**Objective**
Locate every line below that contains the word "React" and copy it.

— START —

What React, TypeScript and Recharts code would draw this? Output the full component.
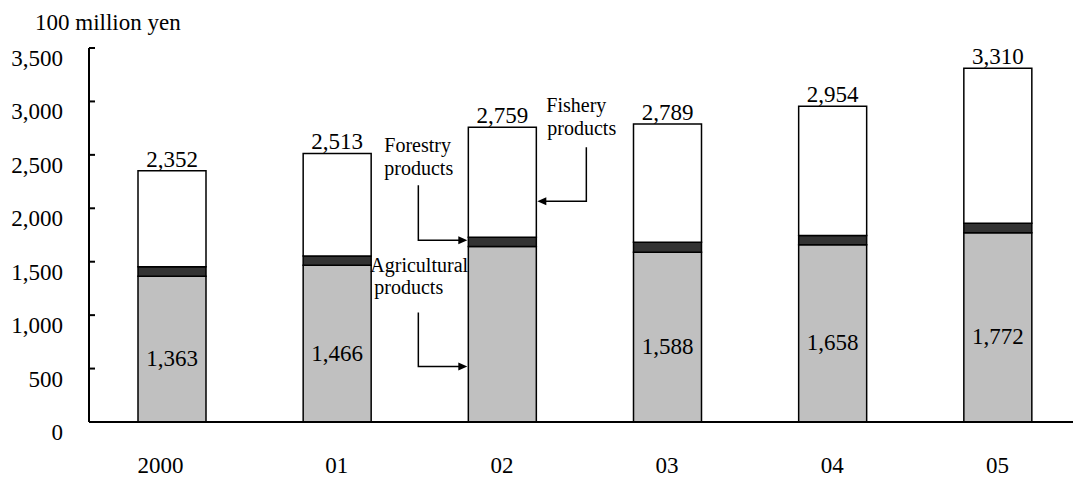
import React from "react";
import { BarChart, Bar, XAxis, YAxis, LabelList } from "recharts";

const years = ["2000", "01", "02", "03", "04", "05"];
const agricultural = [1363, 1466, 1642, 1588, 1658, 1772];
const forestry = [90, 88, 88, 95, 88, 88];
const fishery = [899, 959, 1029, 1106, 1208, 1450];
const totals = [2352, 2513, 2759, 2789, 2954, 3310];
// 2002 agricultural value is not printed in the original (arrows sit there)
const agriPrinted = [true, true, false, true, true, true];
const yTicks = [0, 500, 1000, 1500, 2000, 2500, 3000, 3500];

const noteIndex = 2;
const FONT = '"Liberation Serif", "Times New Roman", serif';

const data = years.map((year, i) => ({
  year,
  agricultural: agricultural[i],
  forestry: forestry[i],
  fishery: fishery[i],
  total: totals[i],
  agriLabel: agriPrinted[i] ? agricultural[i] : null,
}));

const fmt = (v: number) => v.toLocaleString("en-US");

function rectOf(props: any) {
  const vb = props.viewBox || {};
  return {
    x: Number(vb.x ?? props.x),
    y: Number(vb.y ?? props.y),
    width: Number(vb.width ?? props.width),
    height: Number(vb.height ?? props.height),
  };
}

function ArrowHead({ x, y, dir }: { x: number; y: number; dir: 1 | -1 }) {
  // tip at (x, y), pointing right (1) or left (-1)
  return (
    <polygon
      points={`${x},${y} ${x - dir * 9},${y - 4} ${x - dir * 9},${y + 4}`}
      fill="#000"
    />
  );
}

const textStyle = { fontFamily: FONT, fontSize: 20, fill: "#000" };

function FisheryNote(props: any) {
  if (props.index !== noteIndex) return null;
  const r = rectOf(props);
  const right = r.x + r.width;
  const vx = right + 50;
  const ay = r.y + 74;
  return (
    <g>
      <text x={right + 10} y={r.y - 15} style={textStyle}>Fishery</text>
      <text x={right + 11} y={r.y + 8} style={textStyle}>products</text>
      <polyline
        points={`${vx},${r.y + 20} ${vx},${ay} ${right + 8},${ay}`}
        fill="none"
        stroke="#000"
        strokeWidth={1.5}
      />
      <ArrowHead x={right + 1} y={ay} dir={-1} />
    </g>
  );
}

function ForestryNote(props: any) {
  if (props.index !== noteIndex) return null;
  const r = rectOf(props);
  const vx = r.x - 50;
  const ay = r.y + 3;
  return (
    <g>
      <text x={r.x - 84} y={r.y - 85} style={textStyle}>Forestry</text>
      <text x={r.x - 84} y={r.y - 62} style={textStyle}>products</text>
      <polyline
        points={`${vx},${r.y - 52} ${vx},${ay} ${r.x - 8},${ay}`}
        fill="none"
        stroke="#000"
        strokeWidth={1.5}
      />
      <ArrowHead x={r.x - 1} y={ay} dir={1} />
    </g>
  );
}

function AgriNote(props: any) {
  if (props.index !== noteIndex) return null;
  const r = rectOf(props);
  const vx = r.x - 50;
  const ay = r.y + 120;
  return (
    <g>
      <text x={r.x - 98} y={r.y + 25} style={textStyle}>Agricultural</text>
      <text x={r.x - 94} y={r.y + 47} style={textStyle}>products</text>
      <polyline
        points={`${vx},${r.y + 66} ${vx},${ay} ${r.x - 8},${ay}`}
        fill="none"
        stroke="#000"
        strokeWidth={1.5}
      />
      <ArrowHead x={r.x - 1} y={ay} dir={1} />
    </g>
  );
}

function AgriValue(props: any) {
  if (props.value == null) return null;
  const r = rectOf(props);
  return (
    <text
      x={r.x + r.width / 2}
      y={r.y + r.height / 2 + 17}
      textAnchor="middle"
      style={{ fontFamily: FONT, fontSize: 23, fill: "#000" }}
    >
      {fmt(Number(props.value))}
    </text>
  );
}

function TotalValue(props: any) {
  const r = rectOf(props);
  return (
    <text
      x={r.x + r.width / 2}
      y={r.y - 4}
      textAnchor="middle"
      style={{ fontFamily: FONT, fontSize: 23, fill: "#000" }}
    >
      {fmt(Number(props.value))}
    </text>
  );
}

function YTick(props: any) {
  const { x, y, payload } = props;
  return (
    <g>
      <line x1={x} x2={x + 6} y1={y} y2={y} stroke="#000" strokeWidth={2} />
      <text
        x={x - 26}
        y={y + 18}
        textAnchor="end"
        style={{ fontFamily: FONT, fontSize: 23, fill: "#000" }}
      >
        {fmt(Number(payload.value))}
      </text>
    </g>
  );
}

function XTick(props: any) {
  const { x, y, payload, index } = props;
  return (
    <text
      x={x + (index === 0 ? -11 : 0)}
      y={y + 51}
      textAnchor="middle"
      style={{ fontFamily: FONT, fontSize: 23, fill: "#000" }}
    >
      {payload.value}
    </text>
  );
}

function YTitle(props: any) {
  const vb = props.viewBox || { y: 48 };
  return (
    <text
      x={35}
      y={vb.y - 18}
      style={{ fontFamily: FONT, fontSize: 23, fill: "#000" }}
    >
      100 million yen
    </text>
  );
}

export default function App() {
  return (
    <div
      style={{
        position: "absolute",
        left: 0,
        top: 0,
        width: 1073,
        height: 478,
        overflow: "hidden",
        background: "#fff",
      }}
    >
      <BarChart
        width={1090}
        height={478}
        data={data}
        margin={{ top: 48, right: 10, left: 0, bottom: 0 }}
      >
        <XAxis
          dataKey="year"
          height={56}
          tickSize={0}
          tickMargin={0}
          tickLine={false}
          axisLine={{ stroke: "#000", strokeWidth: 2 }}
          tick={<XTick />}
          interval={0}
        />
        <YAxis
          width={89}
          domain={[0, 3500]}
          ticks={yTicks}
          tickSize={0}
          tickMargin={0}
          tickLine={false}
          axisLine={{ stroke: "#000", strokeWidth: 2 }}
          tick={<YTick />}
          interval={0}
          label={<YTitle />}
        />
        <Bar
          dataKey="agricultural"
          stackId="a"
          barSize={68}
          fill="#c0c0c0"
          stroke="#000"
          strokeWidth={1.5}
          isAnimationActive={false}
        >
          <LabelList dataKey="agriLabel" content={<AgriValue />} />
          <LabelList dataKey="agricultural" content={<AgriNote />} />
        </Bar>
        <Bar
          dataKey="forestry"
          stackId="a"
          barSize={68}
          fill="#333333"
          stroke="#000"
          strokeWidth={1.5}
          isAnimationActive={false}
        >
          <LabelList dataKey="forestry" content={<ForestryNote />} />
        </Bar>
        <Bar
          dataKey="fishery"
          stackId="a"
          barSize={68}
          fill="#ffffff"
          stroke="#000"
          strokeWidth={1.5}
          isAnimationActive={false}
        >
          <LabelList dataKey="total" content={<TotalValue />} />
          <LabelList dataKey="fishery" content={<FisheryNote />} />
        </Bar>
      </BarChart>
    </div>
  );
}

— END —

**The solution**
What React, TypeScript and Recharts code would draw this? Output the full component.
import React from "react";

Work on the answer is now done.